On June 14 and 15, Polish bishops celebrated the 100th anniversary of Karol Wojtyla’s birthday in the papal sanctuary in Cracow and his hometown Wadowice as well as in Kalwaria Zebrzydowska.
On Sunday, the Polish bishops celebrated a solemn Eucharist at the Sanctuary of St. John Paul II in Cracow, which was built at the site of the stone quarries where Karol Wojtyła was employed during the war as a manual worker. In his homily, Cardinal Stanislaw Dziwisz, Archbishop senior of Cracow and long-term personal secretary of the Polish Pope, said that “John Paul II, the Bishop of Rome, is for us a beautiful and strong sign of the pastoral ministry of the bishop in the Church”. After the Eucharist the Polish bishops together with the Apostolic Nuncio to Poland Archbishop Salvatore Pennacchio listened to a concert during which works by Mozart, Bach, Händel and Pergolesi were performed.
On Monday, June 15, the Polish bishops entrusted the Church in Poland to Our Lady at the Sanctuary of the Bernardine Fathers in Kalwaria Zebrzydowska, to which Karol Wojtyła made numerous pilgrimages during his life.
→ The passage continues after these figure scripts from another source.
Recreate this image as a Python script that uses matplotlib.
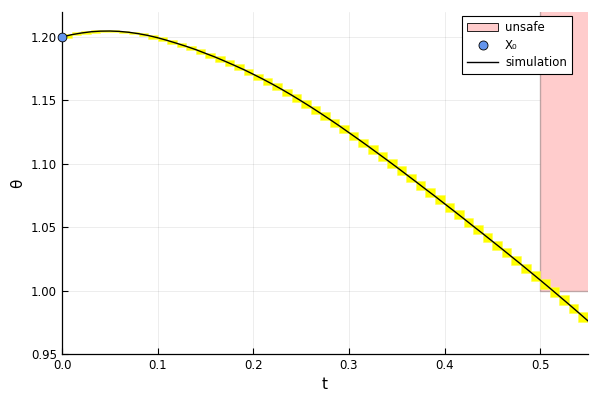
import numpy as np
import matplotlib
matplotlib.use("Agg")
import matplotlib.pyplot as plt
from matplotlib.patches import Rectangle, Patch
from matplotlib.lines import Line2D

# ---- data ----
t_sim = [round(0.01 * i, 2) for i in range(56)]
theta_sim = [
    1.2000, 1.2018, 1.2031, 1.2041, 1.2046, 1.2047, 1.2044, 1.2037, 1.2026, 1.2012, 1.1994,
    1.1973, 1.1950, 1.1926, 1.1900, 1.1871, 1.1842, 1.1810, 1.1777, 1.1743, 1.1706,
    1.1668, 1.1628, 1.1586, 1.1542, 1.1496, 1.1449, 1.1400, 1.1350, 1.1299, 1.1246,
    1.1193, 1.1139, 1.1084, 1.1029, 1.0973, 1.0916, 1.0859, 1.0801, 1.0744, 1.0685,
    1.0627, 1.0568, 1.0508, 1.0449, 1.0389, 1.0329, 1.0268, 1.0207, 1.0145, 1.0083,
    1.0020, 0.9956, 0.9892, 0.9827, 0.9761,
]
box_bloat = 0.0006           # half-thickness added to each reach box
x0_t = [0.0]
x0_theta = [1.2]
unsafe_t = [0.5, 0.6]
unsafe_theta = [1.0, 1.3]
xticks = [0.0, 0.1, 0.2, 0.3, 0.4, 0.5]
yticks = [0.95, 1.00, 1.05, 1.10, 1.15, 1.20]

fig = plt.figure(figsize=(6, 4), dpi=100)
ax = fig.add_axes([62 / 600, 46 / 400, 526 / 600, 342 / 400])

# unsafe region
ax.add_patch(Rectangle((unsafe_t[0], unsafe_theta[0]), unsafe_t[1] - unsafe_t[0],
                       unsafe_theta[1] - unsafe_theta[0],
                       facecolor=(1.0, 0.8, 0.8), edgecolor=(0.6, 0.5, 0.5, 0.6),
                       linewidth=1.0, zorder=1))

# reach set boxes
for i in range(len(t_sim) - 1):
    lo = min(theta_sim[i], theta_sim[i + 1]) - box_bloat
    hi = max(theta_sim[i], theta_sim[i + 1]) + box_bloat
    ax.add_patch(Rectangle((t_sim[i], lo), t_sim[i + 1] - t_sim[i], hi - lo,
                           facecolor=(1.0, 1.0, 0.0), edgecolor=(1.0, 1.0, 0.3, 0.6),
                           linewidth=0.6, zorder=2))

ax.plot(t_sim, theta_sim, color="black", linewidth=1.0, zorder=3)
ax.scatter(x0_t, x0_theta, s=40, color="#6495ED", edgecolor="black",
           linewidth=0.6, zorder=4, clip_on=False)

ax.set_xlim(0, 0.55)
ax.set_ylim(0.95, 1.2197)
ax.set_xticks(xticks)
ax.set_xticklabels([f"{v:.1f}" for v in xticks])
ax.set_yticks(yticks)
ax.set_yticklabels([f"{v:.2f}" for v in yticks])
ax.tick_params(direction="in", length=4, width=0.8, labelsize=8.5, color="black")
ax.grid(True, color="black", alpha=0.1, linewidth=0.5)
ax.set_axisbelow(True)
for s in ["top", "right"]:
    ax.spines[s].set_visible(False)
for s in ["left", "bottom"]:
    ax.spines[s].set_linewidth(0.9)
ax.set_xlabel("t", fontsize=11)
ax.set_ylabel("θ", fontsize=11)

handles = [
    Patch(facecolor=(1.0, 0.8, 0.8), edgecolor="black", linewidth=0.6, label="unsafe"),
    Line2D([], [], linestyle="none", marker="o", markersize=6.5, markerfacecolor="#6495ED",
           markeredgecolor="black", markeredgewidth=0.6, label="X₀"),
    Line2D([], [], color="black", linewidth=1.0, label="simulation"),
]
leg = ax.legend(handles=handles, loc="upper right", bbox_to_anchor=(0.98, 1.005),
                fontsize=8.5, frameon=True, fancybox=False, framealpha=1.0,
                edgecolor="black", borderpad=0.4, handlelength=2.6, labelspacing=0.4,
                handletextpad=0.6)
leg.get_frame().set_linewidth(0.8)

fig.savefig("out.png", dpi=100)
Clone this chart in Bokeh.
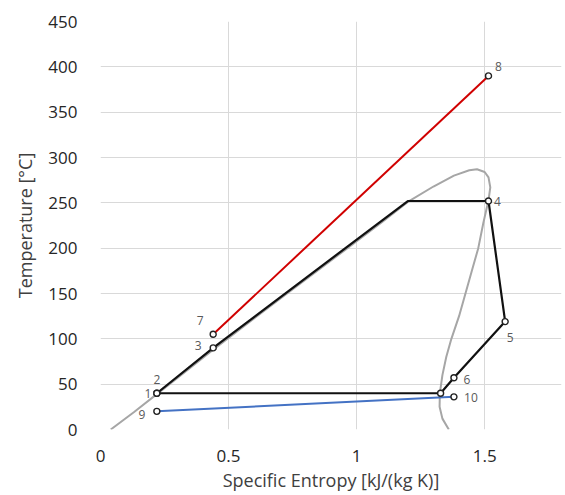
from bokeh.plotting import figure
from bokeh.models import ColumnDataSource, FixedTicker
from bokeh.core.properties import value
from bokeh.embed import file_html
from bokeh.resources import INLINE

# Saturation dome of the working fluid (liquid line, critical region, vapour line)
dome_s = [0.04, 0.13, 0.22, 0.44, 0.70, 0.95, 1.10, 1.20, 1.30, 1.38, 1.44, 1.47,
          1.50, 1.515, 1.522, 1.515, 1.495, 1.475, 1.45, 1.425, 1.40, 1.37, 1.35,
          1.335, 1.325, 1.324, 1.335, 1.36]
dome_T = [0, 19, 39, 88, 144, 197, 229, 251, 268, 280, 286, 287,
          284, 278, 267, 253, 228, 200, 175, 150, 125, 100, 80,
          60, 40, 25, 12, 0]

# Closed ORC cycle: pump, preheat, evaporate, expand, desuperheat, condense
cycle_s = [0.22, 0.44, 1.20, 1.515, 1.58, 1.38, 1.328, 0.22]
cycle_T = [40, 90, 252, 252, 119, 57, 40, 40]

# Heat source (7 -> 8) and cooling water (9 -> 10)
source_s = [0.44, 1.515]
source_T = [105, 390]
sink_s = [0.22, 1.38]
sink_T = [20, 36]

# Numbered state points
state_names = ["1", "2", "3", "4", "5", "6", "7", "8", "9", "10"]
state_s = [0.22, 0.22, 0.44, 1.515, 1.58, 1.38, 0.44, 1.515, 0.22, 1.38]
state_T = [40, 40, 90, 252, 119, 57, 105, 390, 20, 36]

# Marker at the saturated-vapour end of the condenser (unnumbered)
sat_s = [1.328]
sat_T = [40]

x_ticks = [0, 0.5, 1, 1.5]
x_tick_text = ["0", "0.5", "1", "1.5"]
y_ticks = [0, 50, 100, 150, 200, 250, 300, 350, 400, 450]

# label placement around each marker, in screen pixels
label_dx = [-9, 0, -15, 9, 5, 13, -13, 10, -15, 17]
label_dy = [0, -14, -2, 0, 16, 2, -14, -9, 3, 1]

FONT = "Open Sans"

p = figure(width=565, height=495, output_backend="svg", toolbar_location=None,
           x_range=(0, 1.8), y_range=(0, 450),
           min_border_left=100, min_border_right=4, min_border_top=21,
           min_border_bottom=66)
p.outline_line_color = None
p.background_fill_color = "white"
p.border_fill_color = "white"

p.xaxis.ticker = FixedTicker(ticks=x_ticks)
p.xaxis.major_label_overrides = {t: s for t, s in zip(x_ticks, x_tick_text)}
p.yaxis.ticker = FixedTicker(ticks=y_ticks)

for ax in (p.xaxis[0], p.yaxis[0]):
    ax.axis_line_color = None
    ax.major_tick_line_color = None
    ax.minor_tick_line_color = None
    ax.major_label_text_font = FONT
    ax.major_label_text_font_size = "17px"
    ax.major_label_text_color = "#262626"
    ax.axis_label_text_font = FONT
    ax.axis_label_text_font_size = "18px"
    ax.axis_label_text_font_style = "normal"
    ax.axis_label_text_color = "#404040"

p.xaxis.axis_label = "Specific Entropy [kJ/(kg K)]"
p.yaxis.axis_label = "Temperature [°C]"
p.xaxis.major_label_standoff = 14
p.xaxis.axis_label_standoff = 3
p.yaxis.major_label_standoff = 17
p.yaxis.axis_label_standoff = 8

p.xgrid.grid_line_color = "#D9D9D9"
p.ygrid.grid_line_color = "#D9D9D9"
p.xgrid.grid_line_width = 1
p.ygrid.grid_line_width = 1

p.line(dome_s, dome_T, line_color="#A6A6A6", line_width=2)
p.line(source_s, source_T, line_color="#D00000", line_width=2)
p.line(sink_s, sink_T, line_color="#4472C4", line_width=2)
p.line(cycle_s, cycle_T, line_color="#111111", line_width=2.2)

p.scatter(state_s, state_T, marker="circle", size=6, fill_color="white",
          line_color="#222222", line_width=1.4)
p.scatter(sat_s, sat_T, marker="circle", size=6, fill_color="white",
          line_color="#222222", line_width=1.4)

labels = ColumnDataSource(dict(s=state_s, T=state_T, name=state_names,
                               dx=label_dx, dy=label_dy))
p.text(x="s", y="T", text="name", x_offset="dx", y_offset="dy", source=labels,
       text_font=value(FONT), text_font_size="12px", text_color="#595959",
       text_align="center", text_baseline="middle")

open("out.html", "w").write(file_html(p, INLINE))
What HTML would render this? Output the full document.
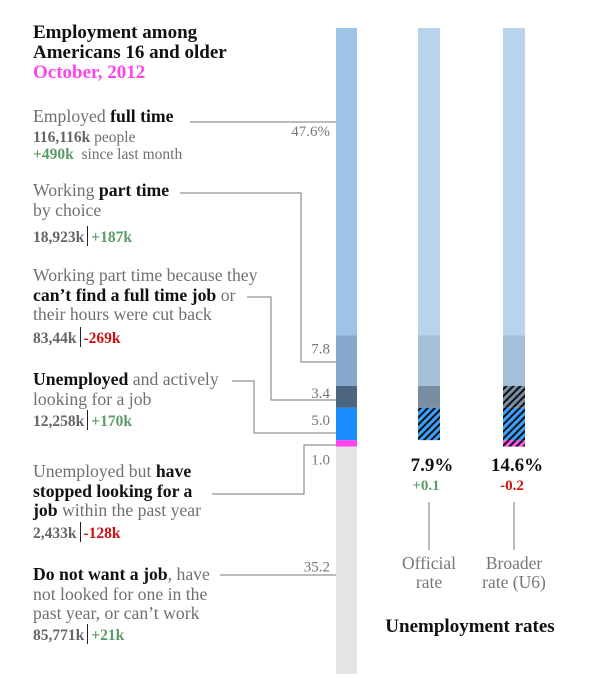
<!DOCTYPE html>
<html><head><meta charset="utf-8">
<style>
body{margin:0;width:600px;height:678px;background:#fff;overflow:hidden;position:relative;font-family:"Liberation Serif",serif;}
.t{position:absolute;white-space:nowrap;color:#707070;font-size:17.7px;line-height:19.5px;}
.b{color:#111;font-weight:bold;}
.n{color:#666;font-weight:bold;font-size:15.5px;}
.g{color:#5a9a68;font-weight:bold;font-size:15.5px;}
.r{color:#d01010;font-weight:bold;font-size:15.5px;}
.sm{font-size:15.5px;}
.sep{border-left:1.5px solid #222;margin:0 3px;}
</style></head><body>
<div class="t b" style="left:33px;top:23px;font-size:19px;line-height:20px">Employment among<br>Americans 16 and older</div>
<div class="t" style="left:33px;top:63px;font-size:19px;color:#ff44ee;font-weight:bold">October, 2012</div>

<div class="t" style="left:33px;top:107px">Employed <span class="b">full time</span></div>
<div class="t sm" style="left:33px;top:128px"><span class="n">116,116k</span> people</div>
<div class="t sm" style="left:33px;top:145px"><span class="g">+490k</span>&nbsp; since last month</div>

<div class="t" style="left:33px;top:181px">Working <span class="b">part time</span><br>by choice</div>
<div class="t" style="left:33px;top:227px"><span class="n">18,923k</span><span class="sep"></span><span class="g">+187k</span></div>

<div class="t" style="left:33px;top:266px">Working part time because they<br><span class="b">can’t find a full time job</span> or<br>their hours were cut back</div>
<div class="t" style="left:33px;top:328px"><span class="n">83,44k</span><span class="sep"></span><span class="r">-269k</span></div>

<div class="t" style="left:33px;top:370px"><span class="b">Unemployed</span> and actively<br>looking for a job</div>
<div class="t" style="left:33px;top:411px"><span class="n">12,258k</span><span class="sep"></span><span class="g">+170k</span></div>

<div class="t" style="left:33px;top:462px">Unemployed but <span class="b">have</span><br><span class="b">stopped looking for a</span><br><span class="b">job</span> within the past year</div>
<div class="t" style="left:33px;top:523px"><span class="n">2,433k</span><span class="sep"></span><span class="r">-128k</span></div>

<div class="t" style="left:33px;top:565px"><span class="b">Do not want a job</span>, have<br>not looked for one in the<br>past year, or can’t work</div>
<div class="t" style="left:33px;top:625px"><span class="n">85,771k</span><span class="sep"></span><span class="g">+21k</span></div>

<svg width="600" height="678" style="position:absolute;left:0;top:0" id="chart">
<defs>
<pattern id="hb" width="5" height="5" patternUnits="userSpaceOnUse" patternTransform="rotate(45)"><rect width="5" height="5" fill="#3aa0ff"/><rect width="2" height="5" fill="#111"/></pattern>
<pattern id="hd" width="5" height="5" patternUnits="userSpaceOnUse" patternTransform="rotate(45)"><rect width="5" height="5" fill="#7a8ea2"/><rect width="2" height="5" fill="#111"/></pattern>
<pattern id="hp" width="5" height="5" patternUnits="userSpaceOnUse" patternTransform="rotate(45)"><rect width="5" height="5" fill="#ff55ee"/><rect width="2" height="5" fill="#111"/></pattern>
</defs>
<g id="bars"></g>
<g fill="none" stroke="#777" stroke-width="1">
<path d="M190 122H336"/>
<path d="M180 193H301V362H336"/>
<path d="M247 297H271V400H336"/>
<path d="M232 381H254V433H336"/>
<path d="M336 445H304V494H212"/>
<path d="M220 575H336"/>
<path d="M429 502V550"/>
<path d="M514 502V550"/>
</g>
<g id="vals" font-family="Liberation Serif" font-size="15" fill="#777" text-anchor="end"></g>
<text x="432" y="471" text-anchor="middle" font-size="19" font-weight="bold" fill="#111">7.9%</text>
<text x="517" y="471" text-anchor="middle" font-size="19" font-weight="bold" fill="#111">14.6%</text>
<text x="426" y="490" text-anchor="middle" font-size="15" font-weight="bold" fill="#5a9a68">+0.1</text>
<text x="512" y="490" text-anchor="middle" font-size="15" font-weight="bold" fill="#d01010">-0.2</text>
<text x="429" y="569" text-anchor="middle" font-size="17.5" fill="#777">Official</text>
<text x="429" y="588" text-anchor="middle" font-size="17.5" fill="#777">rate</text>
<text x="514" y="569" text-anchor="middle" font-size="17.5" fill="#777">Broader</text>
<text x="514" y="588" text-anchor="middle" font-size="17.5" fill="#777">rate (U6)</text>
<text x="470" y="632" text-anchor="middle" font-size="19" font-weight="bold" fill="#111">Unemployment rates</text>
</svg>
<script>
const categories=["full-time","part-time-choice","part-time-econ","unemployed","stopped-looking","not-want-job"];
const shares=[47.6,7.8,3.4,5.0,1.0,35.2];
const valueLabels=["47.6%","7.8","3.4","5.0","1.0","35.2"];
const mainColors=["#9dc3e6","#86a9cb","#4d6680","#1a8cff","#ff44ee","#e4e4e4"];
const officialFills=["#b8d4ec","#a4bfd8","#7a8ea2","url(#hb)",null,null];
const broaderFills=["#b8d4ec","#a4bfd8","url(#hd)","url(#hb)","url(#hp)",null];
const top0=28,bottom0=674;
const total=shares.reduce((a,b)=>a+b,0);
const y=v=>top0+(v/total)*(bottom0-top0);
const ns="http://www.w3.org/2000/svg";
const bars=document.getElementById('bars'),vals=document.getElementById('vals');
const labelOffsets=[108,18,12,17,18,125];
let cum=0;
shares.forEach((s,i)=>{
  const y0=y(cum),y1=y(cum+s);
  [[336,21,mainColors[i],'main'],[418,22,officialFills[i],'official'],[503,22,broaderFills[i],'broader']].forEach(([x,w,f,k])=>{
    if(!f)return;
    const r=document.createElementNS(ns,'rect');
    r.setAttribute('x',x);r.setAttribute('y',y0);r.setAttribute('width',w);r.setAttribute('height',y1-y0);r.setAttribute('fill',f);
    
    
    bars.appendChild(r);
  });
  const t=document.createElementNS(ns,'text');
  t.setAttribute('x',330);
  t.setAttribute('y',(i==4?y1:y0)+labelOffsets[i]);
  t.textContent=valueLabels[i];
  
  
  vals.appendChild(t);
  cum+=s;
});
</script>
</body></html>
It was here that his father took him for the first time after his mother’s death and since then this sanctuary – called the Polish Jerusalem – has become a permanent place of visit for Karol Wojtyła as the future bishop, cardinal and pope.
Then the Polish bishops celebrated Holy Mass in the Basilica of the Presentation of the Blessed Virgin Mary in Wadowice, where Karol Wojtyła was baptized on 20 June 1920. The Eucharist was presided over by Archbishop Stanisław Gądecki, Metropolitan of Poznań and President of the Polish Bishops’ Conference, who in his homily said that “St. John Paul II was a great gift from God to Poland, Europe, the world and the Church” and that he was “a conscience to the world”. The President of the Polish Bishops’ Conference stressed that St. John Paul II devoted his whole life to the service of God and man.
“For behind all the Pope’s words and deeds was his personal holiness. The Holy Father +taught how to live – and lived, as he taught+. He not only spoke about prayer, but really prayed. Not only did he call for loving everyone, but he loved everyone – and this could be seen by every word he said and every gesture he made. He did not mechanically repeat the words of Christ about forgiveness, but he did forgive the one who made an attempt on his life” – emphasized the President of the Polish Bishops’ Conference.